# REQUIREMENT
Each line below should be retyped exactly, with no pictures.

════════════════

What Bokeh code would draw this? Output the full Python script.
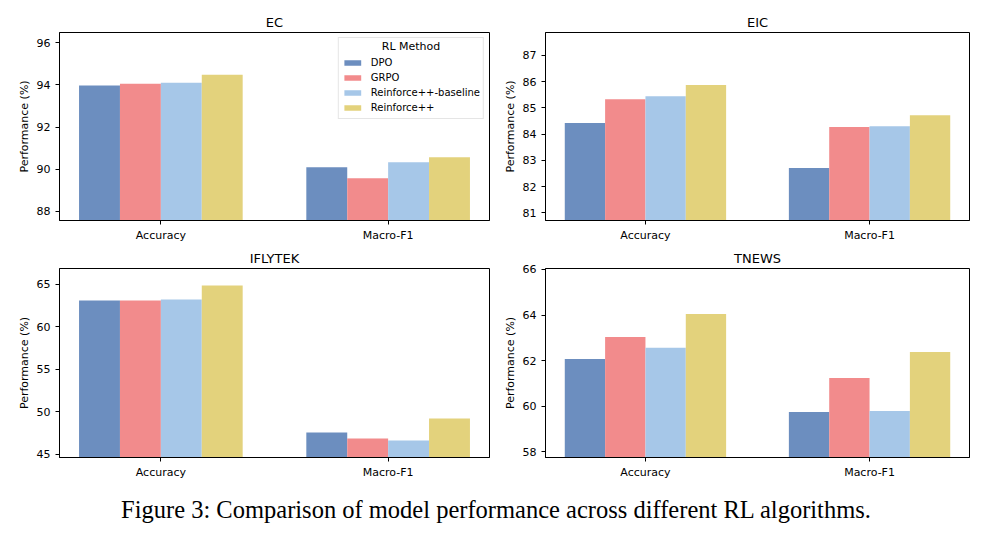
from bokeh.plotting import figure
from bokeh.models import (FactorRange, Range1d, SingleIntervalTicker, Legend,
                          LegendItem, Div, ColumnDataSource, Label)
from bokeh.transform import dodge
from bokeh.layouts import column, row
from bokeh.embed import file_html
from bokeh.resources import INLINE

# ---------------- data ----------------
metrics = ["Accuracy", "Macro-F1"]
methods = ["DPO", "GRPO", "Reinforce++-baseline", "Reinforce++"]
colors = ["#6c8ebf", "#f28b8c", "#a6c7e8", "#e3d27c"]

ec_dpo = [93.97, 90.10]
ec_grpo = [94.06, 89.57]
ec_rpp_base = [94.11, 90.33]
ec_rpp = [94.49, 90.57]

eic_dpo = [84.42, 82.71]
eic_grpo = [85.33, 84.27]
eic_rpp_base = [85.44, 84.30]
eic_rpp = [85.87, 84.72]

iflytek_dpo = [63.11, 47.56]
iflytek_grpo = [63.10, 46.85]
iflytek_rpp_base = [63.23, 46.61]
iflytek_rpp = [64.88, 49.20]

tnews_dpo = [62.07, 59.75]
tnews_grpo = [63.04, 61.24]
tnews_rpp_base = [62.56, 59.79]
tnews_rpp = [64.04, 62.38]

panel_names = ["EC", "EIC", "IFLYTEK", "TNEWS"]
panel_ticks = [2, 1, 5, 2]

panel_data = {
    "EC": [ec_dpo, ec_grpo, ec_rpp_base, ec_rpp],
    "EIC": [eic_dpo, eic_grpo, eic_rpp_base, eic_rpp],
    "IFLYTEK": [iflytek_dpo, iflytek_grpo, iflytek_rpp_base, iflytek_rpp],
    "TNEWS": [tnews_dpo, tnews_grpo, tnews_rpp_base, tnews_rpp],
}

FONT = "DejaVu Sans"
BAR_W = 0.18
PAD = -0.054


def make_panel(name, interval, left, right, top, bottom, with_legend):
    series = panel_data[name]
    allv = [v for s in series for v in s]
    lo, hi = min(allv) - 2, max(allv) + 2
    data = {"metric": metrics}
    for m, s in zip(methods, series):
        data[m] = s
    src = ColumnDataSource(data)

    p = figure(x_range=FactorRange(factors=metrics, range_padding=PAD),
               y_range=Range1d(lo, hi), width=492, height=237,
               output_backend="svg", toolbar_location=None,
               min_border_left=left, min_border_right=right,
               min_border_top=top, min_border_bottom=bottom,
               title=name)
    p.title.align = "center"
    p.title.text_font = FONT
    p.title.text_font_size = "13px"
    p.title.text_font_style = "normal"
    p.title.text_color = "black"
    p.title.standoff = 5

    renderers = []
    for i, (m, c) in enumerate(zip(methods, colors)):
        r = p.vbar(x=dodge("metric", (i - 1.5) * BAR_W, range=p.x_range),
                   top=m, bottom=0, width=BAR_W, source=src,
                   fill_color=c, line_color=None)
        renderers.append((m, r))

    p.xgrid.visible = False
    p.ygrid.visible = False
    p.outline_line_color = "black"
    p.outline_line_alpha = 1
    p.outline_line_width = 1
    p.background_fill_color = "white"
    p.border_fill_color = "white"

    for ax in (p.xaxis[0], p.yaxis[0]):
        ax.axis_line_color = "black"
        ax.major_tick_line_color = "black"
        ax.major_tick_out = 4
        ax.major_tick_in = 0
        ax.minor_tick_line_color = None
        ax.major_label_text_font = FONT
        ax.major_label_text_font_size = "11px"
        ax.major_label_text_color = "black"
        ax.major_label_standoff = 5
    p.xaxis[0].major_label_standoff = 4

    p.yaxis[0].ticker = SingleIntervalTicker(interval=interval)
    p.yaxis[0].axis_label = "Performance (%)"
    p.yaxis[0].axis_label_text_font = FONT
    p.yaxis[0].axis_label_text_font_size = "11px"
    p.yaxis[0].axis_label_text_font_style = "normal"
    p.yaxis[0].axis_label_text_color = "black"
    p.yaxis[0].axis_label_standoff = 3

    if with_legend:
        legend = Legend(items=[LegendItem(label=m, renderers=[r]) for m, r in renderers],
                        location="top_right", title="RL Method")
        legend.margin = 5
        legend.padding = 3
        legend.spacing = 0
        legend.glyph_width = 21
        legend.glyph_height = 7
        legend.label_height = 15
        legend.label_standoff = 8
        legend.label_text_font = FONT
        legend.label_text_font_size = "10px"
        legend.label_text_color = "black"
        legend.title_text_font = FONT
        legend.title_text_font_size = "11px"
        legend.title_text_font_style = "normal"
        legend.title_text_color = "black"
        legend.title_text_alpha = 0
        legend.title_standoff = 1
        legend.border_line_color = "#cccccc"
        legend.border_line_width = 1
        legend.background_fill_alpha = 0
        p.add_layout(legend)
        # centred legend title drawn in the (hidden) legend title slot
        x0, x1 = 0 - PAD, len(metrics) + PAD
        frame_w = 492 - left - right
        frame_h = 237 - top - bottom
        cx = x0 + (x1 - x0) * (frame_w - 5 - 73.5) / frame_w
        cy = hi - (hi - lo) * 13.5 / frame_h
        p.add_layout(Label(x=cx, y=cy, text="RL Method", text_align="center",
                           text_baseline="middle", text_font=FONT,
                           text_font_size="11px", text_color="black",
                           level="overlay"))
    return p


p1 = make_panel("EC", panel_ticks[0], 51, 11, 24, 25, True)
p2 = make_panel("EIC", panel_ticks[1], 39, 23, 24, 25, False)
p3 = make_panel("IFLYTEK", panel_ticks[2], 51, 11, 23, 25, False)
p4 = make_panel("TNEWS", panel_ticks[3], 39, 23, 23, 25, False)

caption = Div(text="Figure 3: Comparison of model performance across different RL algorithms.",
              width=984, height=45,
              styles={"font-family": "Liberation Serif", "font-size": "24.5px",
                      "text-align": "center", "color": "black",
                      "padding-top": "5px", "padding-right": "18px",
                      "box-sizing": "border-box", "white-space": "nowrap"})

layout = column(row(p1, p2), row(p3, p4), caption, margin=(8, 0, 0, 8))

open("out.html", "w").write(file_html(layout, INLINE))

════════════════

# TASK RESULT
What Bokeh code would draw this? Output the full Python script.
from bokeh.plotting import figure
from bokeh.models import (FactorRange, Range1d, SingleIntervalTicker, Legend,
                          LegendItem, Div, ColumnDataSource, Label)
from bokeh.transform import dodge
from bokeh.layouts import column, row
from bokeh.embed import file_html
from bokeh.resources import INLINE

# ---------------- data ----------------
metrics = ["Accuracy", "Macro-F1"]
methods = ["DPO", "GRPO", "Reinforce++-baseline", "Reinforce++"]
colors = ["#6c8ebf", "#f28b8c", "#a6c7e8", "#e3d27c"]

ec_dpo = [93.97, 90.10]
ec_grpo = [94.06, 89.57]
ec_rpp_base = [94.11, 90.33]
ec_rpp = [94.49, 90.57]

eic_dpo = [84.42, 82.71]
eic_grpo = [85.33, 84.27]
eic_rpp_base = [85.44, 84.30]
eic_rpp = [85.87, 84.72]

iflytek_dpo = [63.11, 47.56]
iflytek_grpo = [63.10, 46.85]
iflytek_rpp_base = [63.23, 46.61]
iflytek_rpp = [64.88, 49.20]

tnews_dpo = [62.07, 59.75]
tnews_grpo = [63.04, 61.24]
tnews_rpp_base = [62.56, 59.79]
tnews_rpp = [64.04, 62.38]

panel_names = ["EC", "EIC", "IFLYTEK", "TNEWS"]
panel_ticks = [2, 1, 5, 2]

panel_data = {
    "EC": [ec_dpo, ec_grpo, ec_rpp_base, ec_rpp],
    "EIC": [eic_dpo, eic_grpo, eic_rpp_base, eic_rpp],
    "IFLYTEK": [iflytek_dpo, iflytek_grpo, iflytek_rpp_base, iflytek_rpp],
    "TNEWS": [tnews_dpo, tnews_grpo, tnews_rpp_base, tnews_rpp],
}

FONT = "DejaVu Sans"
BAR_W = 0.18
PAD = -0.054


def make_panel(name, interval, left, right, top, bottom, with_legend):
    series = panel_data[name]
    allv = [v for s in series for v in s]
    lo, hi = min(allv) - 2, max(allv) + 2
    data = {"metric": metrics}
    for m, s in zip(methods, series):
        data[m] = s
    src = ColumnDataSource(data)

    p = figure(x_range=FactorRange(factors=metrics, range_padding=PAD),
               y_range=Range1d(lo, hi), width=492, height=237,
               output_backend="svg", toolbar_location=None,
               min_border_left=left, min_border_right=right,
               min_border_top=top, min_border_bottom=bottom,
               title=name)
    p.title.align = "center"
    p.title.text_font = FONT
    p.title.text_font_size = "13px"
    p.title.text_font_style = "normal"
    p.title.text_color = "black"
    p.title.standoff = 5

    renderers = []
    for i, (m, c) in enumerate(zip(methods, colors)):
        r = p.vbar(x=dodge("metric", (i - 1.5) * BAR_W, range=p.x_range),
                   top=m, bottom=0, width=BAR_W, source=src,
                   fill_color=c, line_color=None)
        renderers.append((m, r))

    p.xgrid.visible = False
    p.ygrid.visible = False
    p.outline_line_color = "black"
    p.outline_line_alpha = 1
    p.outline_line_width = 1
    p.background_fill_color = "white"
    p.border_fill_color = "white"

    for ax in (p.xaxis[0], p.yaxis[0]):
        ax.axis_line_color = "black"
        ax.major_tick_line_color = "black"
        ax.major_tick_out = 4
        ax.major_tick_in = 0
        ax.minor_tick_line_color = None
        ax.major_label_text_font = FONT
        ax.major_label_text_font_size = "11px"
        ax.major_label_text_color = "black"
        ax.major_label_standoff = 5
    p.xaxis[0].major_label_standoff = 4

    p.yaxis[0].ticker = SingleIntervalTicker(interval=interval)
    p.yaxis[0].axis_label = "Performance (%)"
    p.yaxis[0].axis_label_text_font = FONT
    p.yaxis[0].axis_label_text_font_size = "11px"
    p.yaxis[0].axis_label_text_font_style = "normal"
    p.yaxis[0].axis_label_text_color = "black"
    p.yaxis[0].axis_label_standoff = 3

    if with_legend:
        legend = Legend(items=[LegendItem(label=m, renderers=[r]) for m, r in renderers],
                        location="top_right", title="RL Method")
        legend.margin = 5
        legend.padding = 3
        legend.spacing = 0
        legend.glyph_width = 21
        legend.glyph_height = 7
        legend.label_height = 15
        legend.label_standoff = 8
        legend.label_text_font = FONT
        legend.label_text_font_size = "10px"
        legend.label_text_color = "black"
        legend.title_text_font = FONT
        legend.title_text_font_size = "11px"
        legend.title_text_font_style = "normal"
        legend.title_text_color = "black"
        legend.title_text_alpha = 0
        legend.title_standoff = 1
        legend.border_line_color = "#cccccc"
        legend.border_line_width = 1
        legend.background_fill_alpha = 0
        p.add_layout(legend)
        # centred legend title drawn in the (hidden) legend title slot
        x0, x1 = 0 - PAD, len(metrics) + PAD
        frame_w = 492 - left - right
        frame_h = 237 - top - bottom
        cx = x0 + (x1 - x0) * (frame_w - 5 - 73.5) / frame_w
        cy = hi - (hi - lo) * 13.5 / frame_h
        p.add_layout(Label(x=cx, y=cy, text="RL Method", text_align="center",
                           text_baseline="middle", text_font=FONT,
                           text_font_size="11px", text_color="black",
                           level="overlay"))
    return p


p1 = make_panel("EC", panel_ticks[0], 51, 11, 24, 25, True)
p2 = make_panel("EIC", panel_ticks[1], 39, 23, 24, 25, False)
p3 = make_panel("IFLYTEK", panel_ticks[2], 51, 11, 23, 25, False)
p4 = make_panel("TNEWS", panel_ticks[3], 39, 23, 23, 25, False)

caption = Div(text="Figure 3: Comparison of model performance across different RL algorithms.",
              width=984, height=45,
              styles={"font-family": "Liberation Serif", "font-size": "24.5px",
                      "text-align": "center", "color": "black",
                      "padding-top": "5px", "padding-right": "18px",
                      "box-sizing": "border-box", "white-space": "nowrap"})

layout = column(row(p1, p2), row(p3, p4), caption, margin=(8, 0, 0, 8))

open("out.html", "w").write(file_html(layout, INLINE))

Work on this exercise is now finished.